TUESDAY, May 15 (HealthDay News) -- Should Americans be able to buy a test at the drugstore and use it to determine whether they're infected with the virus that causes AIDS?
A U.S. Food and Drug Administration advisory panel plans to debate this question Tuesday, and the answer the panel arrives at could pave the way toward a new era in HIV testing.
FDA advisory panel recommendations are not binding, but they are often followed by the agency.
"There is huge global momentum in support of over-the-counter testing for HIV. People desire private, discreet options that protect their confidentiality," said Dr.

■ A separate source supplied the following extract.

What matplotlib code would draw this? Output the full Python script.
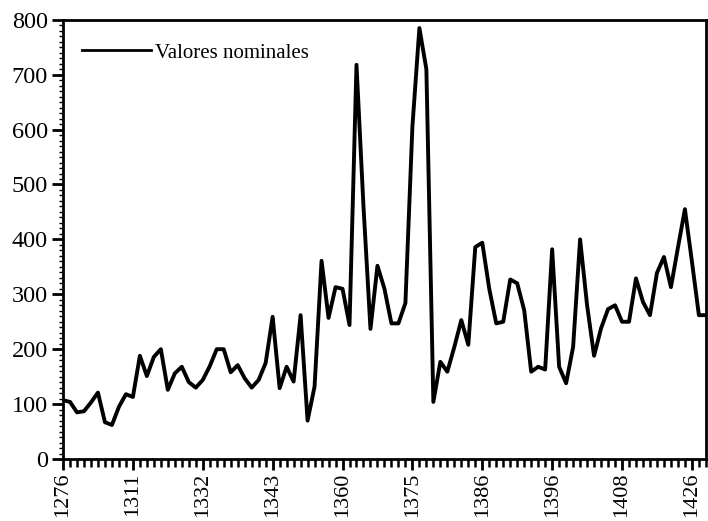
import numpy as np
import matplotlib
matplotlib.use("Agg")
import matplotlib.pyplot as plt
from matplotlib.ticker import MultipleLocator

# valores nominales, one point per observation (index on x axis)
valores = [107, 104, 85, 87, 103, 121, 67, 62, 95, 118,
           113, 188, 151, 186, 200, 126, 156, 168, 140, 130,
           144, 169, 200, 200, 158, 171, 147, 130, 144, 175,
           259, 129, 168, 141, 262, 70, 132, 361, 257, 313,
           310, 244, 718, 460, 237, 352, 310, 247, 247, 284,
           605, 785, 710, 104, 177, 159, 204, 253, 208, 386,
           394, 310, 247, 250, 327, 320, 271, 159, 168, 163,
           382, 168, 138, 204, 400, 280, 188, 238, 273, 280,
           250, 250, 329, 286, 262, 339, 368, 313, 385, 455,
           360, 262, 262]
tick_pos = [0, 10, 20, 30, 40, 50, 60, 70, 80, 90]
tick_labels = ["1276", "1311", "1332", "1343", "1360",
               "1375", "1386", "1396", "1408", "1426"]

plt.rcParams['font.family'] = ['Liberation Serif', 'DejaVu Serif']

fig = plt.figure(figsize=(7.08, 5.21), dpi=100)
ax = fig.add_axes([0.089, 0.119, 0.908, 0.843])

x = np.arange(len(valores))
ax.plot(x, valores, color='black', lw=2.8, label="Valores nominales")

ax.set_xlim(0, len(valores) - 1)
ax.set_ylim(0, 800)
ax.set_xticks(tick_pos)
ax.set_xticklabels(tick_labels, rotation=90)
ax.xaxis.set_minor_locator(MultipleLocator(1))
ax.yaxis.set_major_locator(MultipleLocator(100))
ax.yaxis.set_minor_locator(MultipleLocator(10))

ax.tick_params(axis='both', which='major', width=2, direction='out')
ax.tick_params(axis='x', which='major', length=8, pad=2, labelsize=16)
ax.tick_params(axis='y', which='major', length=8, pad=3, labelsize=17.5)
ax.tick_params(axis='x', which='minor', length=6, width=1.8)
ax.tick_params(axis='y', which='minor', length=3, width=1)
for s in ax.spines.values():
    s.set_linewidth(2)

leg = ax.legend(loc='upper left', frameon=False, fontsize=15, handlelength=3.3,
                handletextpad=0.2, bbox_to_anchor=(0.0, 0.99))
leg.get_lines()[0].set_linewidth(2)

fig.savefig("out.png", dpi=100)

Nitika Pant Pai, an assistant professor of medicine at Montreal's McGill University who co-authored an analysis of the effectiveness of an at-home HIV test earlier this year.
The test, which looks for signs of HIV in oral fluid, is already used at hospitals and doctors' offices where medical professionals administer it. The FDA first approved its use in 2004.
To take the test, known as OraQuick, patients swab their outer gums and put the swab into a vial. After about 20 minutes, the test device will reveal two reddish-purple lines in a small window if there are signs that the body's immune system has geared up to battle HIV.
The test uses oral fluid, which is not the same as saliva. Its results are considered preliminary, and should be confirmed by a blood test.
At its meeting this week, the panel is expected to discuss the fact that the test is not as accurate as HIV blood tests.
OraSure, the company that manufactures OraQuick, had nearly 5,700 people take the at-home version of the test. The tests found that 114 thought they were HIV-positive; 106 of them actually were. That means that positive results were accurate 93 percent of the time. Negative results were accurate 99.98 percent of the time, the company said.